Teach Without Threats or Bribery (No Carrots or Sticks)

In his book Influence: The Psychology of Persuasion, Robert B. Cialdini tells a few stories that show how important motivation is. He writes, “All this has important implications for rearing children. It suggests that we should never heavily bribe or threaten our children to do the things we want them truly to believe in.”

As a teacher, I know that you need to get kids to buy into what they are learning at school. I do my best to show why we are learning a particular subject and why this lesson is important. I call it ‘teaching to a sense of purpose.’ This is something we can even do in our homeschools.

Cialdini advocates for a subtle approach. He writes, “A reason must be given that is just strong enough to get her to be truthful most of the time but is not so strong that she sees it as the obvious reason for her truthfulness. It’s a tricky business, because exactly what this barely sufficient reason will be changes from child to child.”

Of course, this book isn’t about educating children or about truthfulness. It’s about all of the ways we are often persuaded into doing things, buying products, and acting in certain ways. Having this knowledge can only make us better parents and educators.

One of the strongest ways to get someone to act in a favourable way is to get them to commit to it somehow. By getting students to buy in to what you do in your classroom, you can have an orderly classroom without the need for threats or bribes.

Cialdini explains, “There is yet another attraction in commitments that lead to inner change—they grow their own legs. There is no need for the compliance professional to undertake a costly and continuing effort to reinforce the change; the pressure for consistency will take care of all that.”

The author tells a very interesting story about his son learning to swim. It wasn’t the adults that ultimately helped him understand what to do, but instead another child.

“I could have kicked myself. Of course, it would be to little Tommy, not to a six-foot-two-inch graduate student, that Chris would look for the most relevant information about what he could or should do. Had I been more thoughtful about solving Chris’s swimming problem, I could have employed Tommy’s good example earlier and, perhaps, have saved myself a couple of frustrating months.”

This was an interesting read that I’ve wrote about on my other website earlier this year.

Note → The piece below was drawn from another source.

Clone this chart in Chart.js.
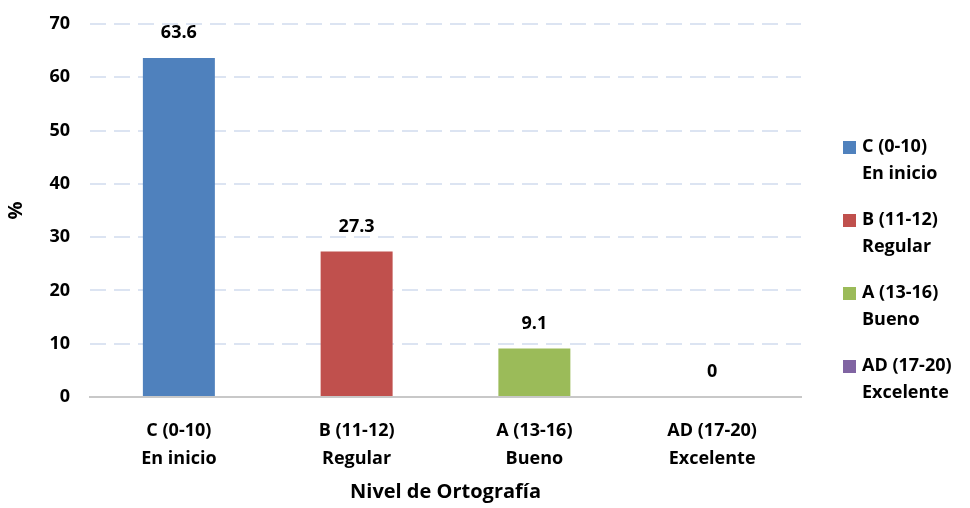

If you weren’t aware, I take lots of notes when I read. I collect those passages all in one place. My commonplace book is getting rather large these days. I have a few more notes about this book that didn’t fit in either of these posts. But I really wanted to follow up the last one with a more educational approach. Teachers, parents, and home educators can get inspired by reading business books and ones from other disciplines too. Sometimes, they are more helpful than strictly pedagogical ones too.